4.0 out of 5 stars
Brahms en hiver
Reviewed in France on 19 January 2020
Les ultimes pièces pour piano de Brahms (op. 116 à 119) forment un tout, même si ce sont aussi quatre cycles dont chacun a son caractère propre. L’op. 119 n°4 conclut non seulement le dernier cycle, mais également toute la série, et l’œuvre pianistique de Brahms dans son entier. Si chaque cycle, pris à part, a connu de grandes interprétations au disque, un CD qui les réunit les vingt pièces a toujours quelque chose de particulièrement logique et gratifiant.
Le britannique Stephen Hough, qui n’en est pas à son coup d’essai avec Brahms (on se souvient des deux concertos chez le même label Hyperion, pas à dédaigner) s’y essaie à son tour.

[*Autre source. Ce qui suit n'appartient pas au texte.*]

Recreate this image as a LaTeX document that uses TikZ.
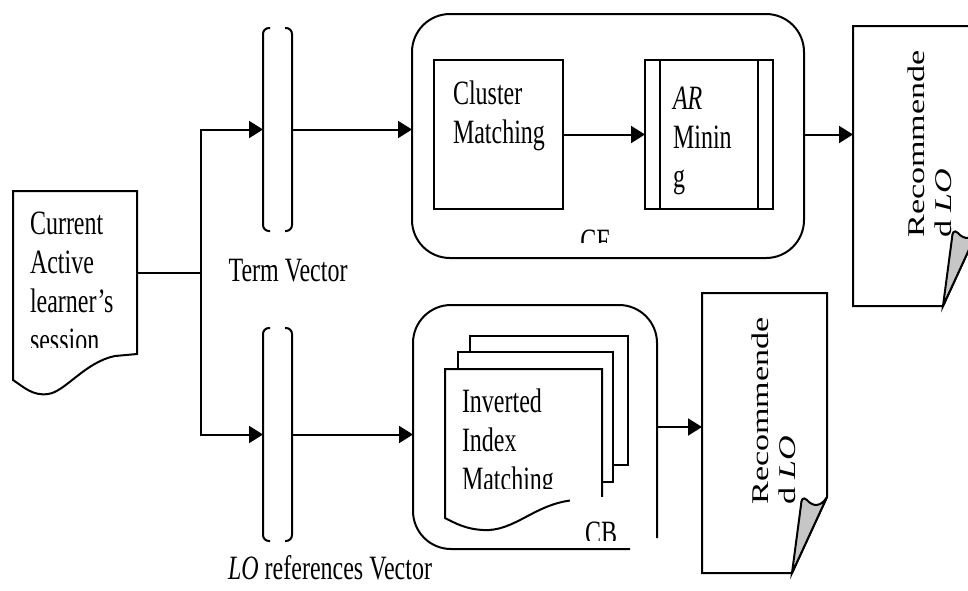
\documentclass[tikz,border=0pt]{standalone}
\usepackage{fontspec}
\setmainfont{Liberation Serif}
\usetikzlibrary{positioning,arrows.meta,calc}

\newcommand\stretched[1]{\scalebox{1}[1.42]{\begin{tabular}{@{}l@{}}#1\end{tabular}}}
\newcommand\upright[1]{\rotatebox{90}{\scalebox{1.42}[1]{\begin{tabular}{@{}l@{}}#1\end{tabular}}}}
% page with a curled corner, drawn round a blank node
\newcommand\recpage[1]{%
	\draw[fill=white] (#1.north west) -- (#1.north east) -- ($(#1.north east)+(0,204)$)
		-- ($(#1.south east)+(-35,0)$) -- (#1.south west) -- cycle;
	\draw[fill=gray!45] ($(#1.north east)+(0,204)$) .. controls +(-6,10) and +(6,7) .. ($(#1.north east)+(-20,207)$)
		.. controls +(-4,-4) and +(0,-5) .. ($(#1.north east)+(-26,212)$) -- ($(#1.south east)+(-35,0)$) -- cycle;
}

\begin{document}
\begin{tikzpicture}[x=1pt, y=-1pt,
		line width=2pt,
		>={Triangle[length=14pt,width=17pt]},
		every node/.style = {
			draw, rectangle,
			outer sep=0pt, inner sep=0pt
		},
		blank/.style = {draw=none},
		sheet/.style = {fill=white},
		txt/.style = {draw=none, font=\fontsize{24}{27.5}\selectfont}
		]
		\useasboundingbox (0,0) rectangle (968,590);
		%\draw[thin] (0,0) grid[step=50] (968,590);
		
		% learner's session
		\node[blank, minimum width=124, minimum height=163] (sess) at (75,272.5) {};
		\draw[fill=white] (sess.south east) -- (sess.north east) -- (sess.north west) -- (13,380)
			.. controls (25,388) and (33,396) .. (48,394)
			.. controls (65,392) and (85,362) .. (115,356) -- cycle;
		\begin{scope}
			\clip (13,191) rectangle (137,347);
			\node[txt, anchor=north west] (sesstxt) at (30,207) {\stretched{Current\\Active\\learner’s\\session}};
		\end{scope}
		\coordinate (split) at (201,272.5);
		
		% vectors
		\node[blank, minimum width=29, minimum height=203] (tv) at (277.5,129.5) {};
		\node[blank, minimum width=29, minimum height=213] (lv) at (277.5,434.5) {};
		\foreach \b in {tv,lv} {
			\draw[rounded corners=6] ([xshift=7]\b.north west) -- (\b.north west) -- (\b.south west) -- ([xshift=7]\b.south west);
			\draw[rounded corners=6] ([xshift=-7]\b.north east) -- (\b.north east) -- (\b.south east) -- ([xshift=-7]\b.south east);
		}
		\node[txt] (tvlab) at (288,274) {\stretched{Term Vector}};
		\node[txt] (lvlab) at (330,572) {\stretched{\textit{LO} references Vector}};
		
		% CF
		\node[minimum width=392, minimum height=244, rounded corners=38] (cf) at (608,136) {};
		\node[minimum width=129, minimum height=149] (cm) at (498.5,134.5) {};
		\node[minimum width=128, minimum height=149, right=82pt of cm] (ar) {};
		\draw ([xshift=15]ar.north west) -- ([xshift=15]ar.south west);
		\draw ([xshift=-15]ar.north east) -- ([xshift=-15]ar.south east);
		\node[txt, anchor=north west] (cmtxt) at ([xshift=19,yshift=-17]cm.north west) {\stretched{Cluster\\Matching}};
		\node[txt, anchor=north west] (artxt) at ([xshift=28,yshift=-22]ar.north west) {\stretched{\textit{AR}\\Minin\\g}};
		\begin{scope}
			\clip (560,215) rectangle (640,242);
			\node[txt] (cflab) at (595,245) {\stretched{CF}};
		\end{scope}
		
		% CB
		\node[blank, minimum width=244, minimum height=244] (cb) at (535,427) {};
		\draw[rounded corners=38] (630,549) -- (cb.south west) -- (cb.north west) -- (cb.north east) -- (657,538);
		\node[sheet, minimum width=158, minimum height=129, anchor=north west] (pg3) at (470,336) {};
		\node[sheet, minimum width=155, minimum height=130, anchor=north west] (pg2) at (458,352) {};
		\node[blank, minimum width=157, minimum height=149, anchor=north west] (inv) at (445,369) {};
		\draw[fill=white] (inv.south west) -- (inv.north west) -- (inv.north east) -- (602,500) -- (575,500)
			.. controls (535,503) and (515,532) .. (483,530)
			.. controls (465,529) and (455,523) .. cycle;
		\begin{scope}
			\clip (445,369) rectangle (602,488);
			\node[txt, anchor=north west] (invtxt) at (462,385) {\stretched{Inverted\\Index\\Matching}};
		\end{scope}
		\node[blank, fill=white, minimum width=78, minimum height=43, anchor=north west] (cblab) at (570,497) {};
		\begin{scope}
			\clip (cblab.north west) rectangle (cblab.south east);
			\node[txt] (cbtxt) at (601,537) {\stretched{CB}};
		\end{scope}
		
		% recommended LO
		\node[blank, minimum width=125, minimum height=280] (rec1) at (915.5,166) {};
		\node[blank, minimum width=125, minimum height=280] (rec2) at (764.5,433) {};
		\recpage{rec1}
		\recpage{rec2}
		\node[txt] (rec1txt) at ([xshift=17,yshift=22]rec1.center) {\upright{Recommende\\d \textit{LO}}};
		\node[txt] (rec2txt) at ([xshift=12,yshift=22]rec2.center) {\upright{Recommende\\d \textit{LO}}};
		
		\draw (sess.east) -- (split);
		\draw[->] (split) |- (tv.west);
		\draw[->] (split) |- (lv.west);
		\draw[->] (tv.east) -- (tv.east -| cf.west);
		\draw[->] (cm) -- (ar);
		\draw[->] (ar.east -| cf.east) -- (ar.east -| rec1.west);
		\draw[->] (lv.east) -- (lv.east -| cb.west);
		\draw[->] (cb.east) -- (cb.east -| rec2.west);
	\end{tikzpicture}
\end{document}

Quelle idée se fait-on du dernier Brahms, au fond, à travers cette musique ? Un monsieur âgé (pas tant que ça, en fait) qui écrit des piécettes pour s’occuper ? Un maître apaisé qui polit des miniatures, loin des élans de sa prime jeunesse ? Ou un musicien qui laisse deviner beaucoup quand il en dit peu, doublé d’un homme qui aime toujours autant la vie, même à la fin du jour? De la réponse que l’on choisit dépend la manière dont on réagira à ce disque. Pour moi, les grands interprètes de ces pièces sont ceux qui rendent la complexité émotionnelle, la variété de climats de cet univers, ceux avec qui on perçoit encore l’homme jeune dans l’homme mûr.
En commençant par l’op.117, j’ai trouvé que l’interprétation manquait de caractère. Anna Gourari, dans l’anthologie de son disque Berlin classics (op. 116-119), toujours disponible, s’engage plus, va plus loin, et rend mieux la dimension de « berceuses de mes douleurs », d’ambivalence entre tristesse et consolation.

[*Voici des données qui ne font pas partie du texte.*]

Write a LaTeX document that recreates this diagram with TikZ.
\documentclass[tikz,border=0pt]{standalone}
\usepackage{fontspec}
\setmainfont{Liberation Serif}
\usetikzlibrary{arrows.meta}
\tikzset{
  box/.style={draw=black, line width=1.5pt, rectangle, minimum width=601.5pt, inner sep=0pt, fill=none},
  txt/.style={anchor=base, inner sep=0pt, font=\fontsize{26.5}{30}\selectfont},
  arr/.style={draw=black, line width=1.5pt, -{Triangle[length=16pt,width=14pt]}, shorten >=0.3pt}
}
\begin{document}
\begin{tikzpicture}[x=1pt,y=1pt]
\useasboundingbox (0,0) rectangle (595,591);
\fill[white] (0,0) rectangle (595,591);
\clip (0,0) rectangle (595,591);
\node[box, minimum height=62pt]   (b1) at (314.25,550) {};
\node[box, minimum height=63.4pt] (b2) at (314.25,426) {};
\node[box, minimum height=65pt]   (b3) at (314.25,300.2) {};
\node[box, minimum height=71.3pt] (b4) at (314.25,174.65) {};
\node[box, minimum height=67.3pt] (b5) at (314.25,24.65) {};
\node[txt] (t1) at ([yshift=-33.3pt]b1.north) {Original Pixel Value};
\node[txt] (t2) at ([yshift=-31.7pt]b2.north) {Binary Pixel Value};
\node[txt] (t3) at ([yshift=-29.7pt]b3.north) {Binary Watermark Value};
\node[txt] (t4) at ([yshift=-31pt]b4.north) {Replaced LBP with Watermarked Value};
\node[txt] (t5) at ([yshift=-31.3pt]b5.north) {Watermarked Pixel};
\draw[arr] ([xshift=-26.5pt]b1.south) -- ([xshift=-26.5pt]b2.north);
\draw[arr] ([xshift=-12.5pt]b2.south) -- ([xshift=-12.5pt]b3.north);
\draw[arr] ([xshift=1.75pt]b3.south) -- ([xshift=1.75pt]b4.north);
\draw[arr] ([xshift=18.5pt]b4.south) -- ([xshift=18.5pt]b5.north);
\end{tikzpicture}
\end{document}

A la réécoute l’op. 116 est assez emblématique des vertus et des limites de l’approche de Hough : c’est indéniablement bien fait, mais on peut préférer d’autres visions à ce Brahms sobre et amer.
Cette musique n’est pas qu’intimité, intériorité, vie dolente, et par exemple les fragments d’épopée de l’op. 118 n°1 demandent plus d’ardeur, plus d’impétuosité. Pour cet opus, récemment, Sophie-Mayuko Vetter (Hänssler), Maria Gabrys (Ars Produktion, et son beau paysage givré dans l’op. 118 n°6), ou encore Anna Gourari nous ont donné plus (Backhaus est préférable dans son ancienne version pour le 78 tours (réédition Naxos), par rapport à son disque plus assagi en stéréo (Decca). Avec Hough, une belle ligne, mais pas beaucoup d’abandon ni de sensualité (op. 118 n°2), et un rien de sécheresse quand l’élément rythmique prévaut.
Quant à l’op. 119, les trois premières pièces sont un des bons moments du disque, mais pour la dernière, le jeu est dur au début, et le ton de la légende guère présent dans la partie centrale. Rudolf Firkusny (BBC legends) y était plus spontané, et Anna Gourari y est très impressionnante. Pour l’ensemble des vingt pièces, le disque de cette dernière reste préférable à celui-ci.